Chaque 8 mars, la Journée internationale des droits des femmes rappelle les luttes passées, les victoires obtenues et les combats encore à mener. Mais au-delà des discours et des symboles, il reste des silences insupportables, des injustices normalisées. Quand une société ne réagit plus face à l’horreur, que vaut vraiment cette quête d’égalité?
Il y a des silences plus assourdissants que les cris. Des injustices si absurdes qu’elles glissent dans l’ombre de la banalité. Pourtant, chaque 8 mars, le monde s’arrête, un instant, pour dresser l’inventaire des victoires et des combats à mener pour l’égalité des femmes. Mais que vaut cette célébration si, dans certaines parties du monde, des femmes continuent de disparaître sans un bruit, si la violence leur est infligée dans une indifférence glaciale ?
Il y a quelques semaines, une histoire effroyable a secoué Haïti – ou plutôt, aurait dû le faire. Un bébé a été brûlé vif à Kenscoff. Un acte barbare, une scène d’un autre âge. Et pourtant, presque personne n’a réagi. Pas de marches enflammées, pas de tribunes indignées, pas d’écho dans les grandes discussions publiques.

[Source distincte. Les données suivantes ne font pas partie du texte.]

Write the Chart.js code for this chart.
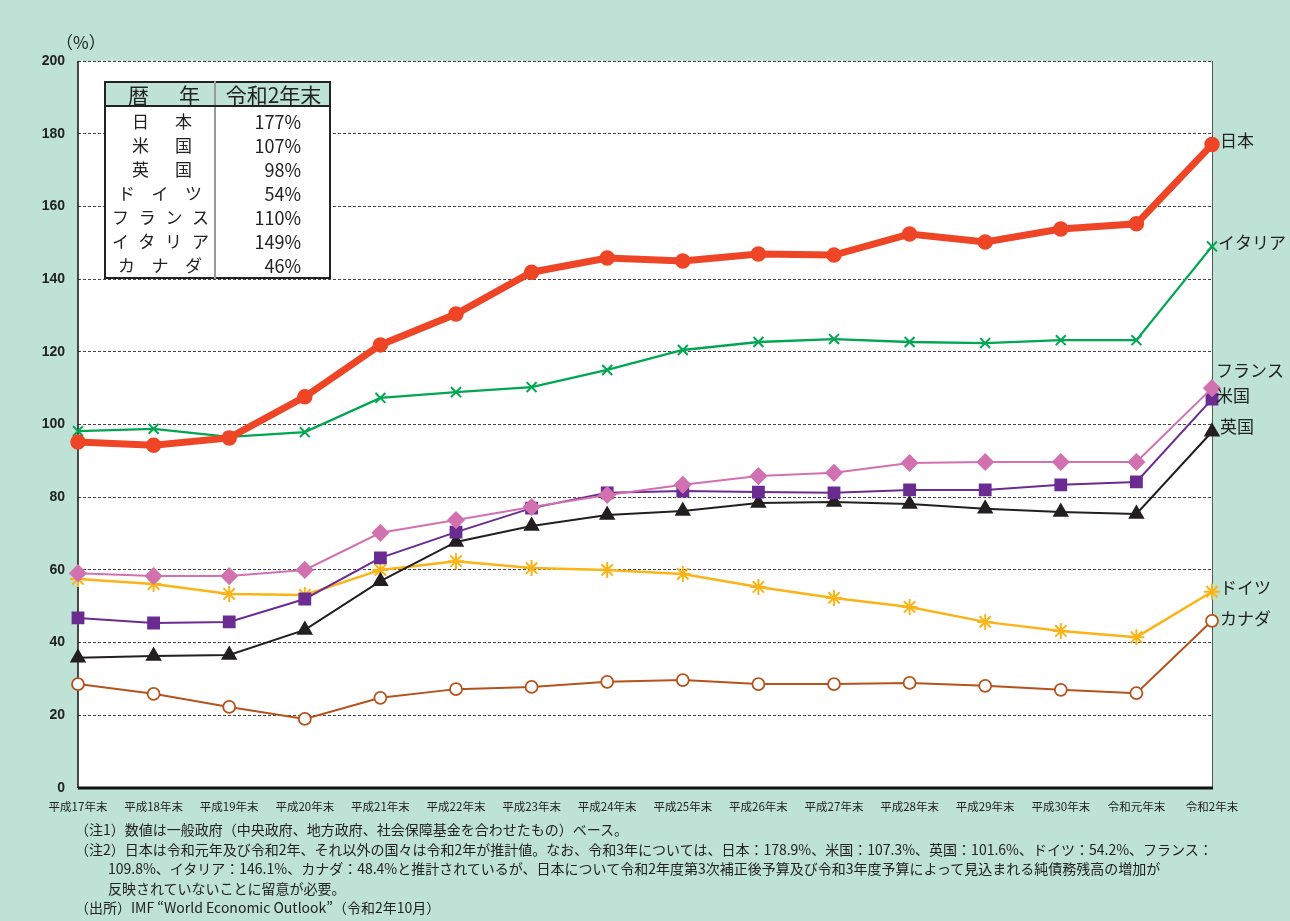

Un enfant est mort sous les flammes, et la vie a continué comme si de rien n’était.
Dans le cadre de cette Journée internationale des droits des femmes, comment ne pas s’arrêter sur le silence complice qui enveloppe encore trop souvent les violences faites aux femmes et aux enfants ? Ce 8 mars est une occasion de célébrer les progrès, mais aussi de hurler contre tout ce qui demeure inacceptable.

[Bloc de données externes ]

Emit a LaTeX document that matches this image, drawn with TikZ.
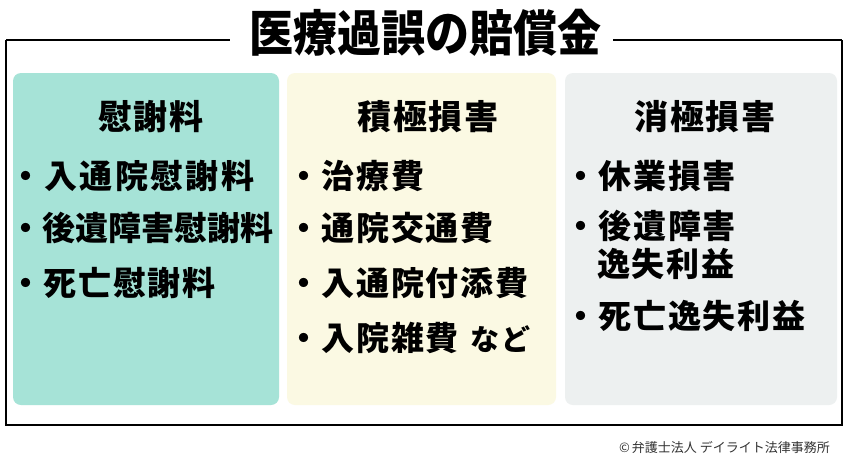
\documentclass[tikz,border=0pt]{standalone}
\usepackage{fontspec}
\usepackage{graphicx}
\newfontfamily\cjk{Noto Sans CJK JP}
\newfontfamily\cjksp{Noto Sans CJK JP}[LetterSpace=5]
\newfontfamily\cjkwide{Noto Sans CJK JP}[LetterSpace=7]
\definecolor{boxteal}{HTML}{A6E3D7}
\definecolor{boxyellow}{HTML}{FBF9E3}
\definecolor{boxgray}{HTML}{EDF0F0}
\definecolor{credit}{HTML}{333333}
\tikzset{
  panel/.style={rounded corners=8pt, draw=none},
  heading/.style={font=\cjksp\bfseries\fontsize{34}{34}\selectfont, inner sep=0pt, anchor=center},
  item/.style={font=\cjksp\bfseries\fontsize{33}{33}\selectfont, inner sep=0pt, anchor=west},
  frameline/.style={line width=2.5pt, black}
}
\begin{document}
\begin{tikzpicture}[x=1pt,y=-1pt]
\useasboundingbox (0,0) rectangle (850,466);
\fill[white] (0,0) rectangle (850,466);
% outer frame
\coordinate (tl) at (6,40);
\coordinate (tr) at (842,40);
\coordinate (bl) at (6,425);
\coordinate (br) at (842,425);
\draw[frameline] (tl) -- (bl) -- (br) -- (tr);
\node[font=\cjk\bfseries\fontsize{44}{44}\selectfont, inner sep=0pt] (title) at (425,33) {\scalebox{1}[1.12]{医療過誤の賠償金}};
\coordinate (gl) at (230,40);
\coordinate (gr) at (613,40);
\draw[frameline] (tl) -- (gl);
\draw[frameline] (gr) -- (tr);
% panels
\fill[panel, boxteal] (13,73) rectangle (279,405);
\fill[panel, boxyellow] (287,73) rectangle (556,405);
\fill[panel, boxgray] (565,73) rectangle (837,405);
% column 1
\node[heading] (h1) at (151,117) {慰謝料};
\node[item, font=\cjkwide\bfseries\fontsize{33}{33}\selectfont] (a1) at (9,176) {・入通院慰謝料};
\node[item, font=\cjk\bfseries\fontsize{33}{33}\selectfont] (a2) at (9,228) {・後遺障害慰謝料};
\node[item] (a3) at (9,283) {・死亡慰謝料};
% column 2
\node[heading] (h2) at (428,117) {積極損害};
\node[item] (b1) at (287,176) {・治療費};
\node[item] (b2) at (287,228) {・通院交通費};
\node[item] (b3) at (287,283) {・入通院付添費};
\node[item] (b4) at (287,338) {・入院雑費\hspace{12pt}{\fontsize{29}{29}\selectfont など}};
% column 3
\node[heading] (h3) at (705,117) {消極損害};
\node[item] (c1) at (564,176) {・休業損害};
\node[item] (c2) at (564,226) {・後遺障害};
\node[item] (c2b) at (597,264) {逸失利益};
\node[item] (c3) at (564,316) {・死亡逸失利益};
% credit
\node[font=\cjk\fontsize{13}{13}\selectfont, text=credit, inner sep=0pt, anchor=east] (credit) at (830,447) {©\hspace{2pt}弁護士法人 デイライト法律事務所};
\end{tikzpicture}
\end{document}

Quand le corps des femmes est un champ de bataille
Dans trop de régions du monde, le corps des femmes n’est pas un sanctuaire, mais un champ de bataille. On y inscrit des blessures, on y grave des peurs, on y dicte des lois qui ne sont pas les leurs. Depuis les petites humiliations quotidiennes jusqu’aux agressions les plus brutales, les femmes luttent pour exister, pour être respectées, pour ne pas être réduites au silence.
Haïti, mon pays d’origine, ne fait pas exception. Bien au contraire. Les femmes y sont à la fois les piliers et les premières victimes d’une société déchirée. Ce sont elles qui portent la résilience du peuple, qui font vivre les marchés, qui éduquent les enfants, qui tiennent la barque dans les pires tempêtes. Pourtant, elles sont aussi celles que l’on bâillonne, que l’on viole, que l’on assassine. Chaque jour.
À LIRE AUSSI :
Le meurtre du bébé de Kenscoff est un symbole de cette violence systémique. Car si un crime aussi abominable peut passer sous silence, que dire alors des innombrables femmes et jeunes filles agressées, battues, tuées dans un silence de plomb ? Si la mort d’un enfant innocent ne soulève aucune vague, que vaut la vie d’une femme dans cette société ?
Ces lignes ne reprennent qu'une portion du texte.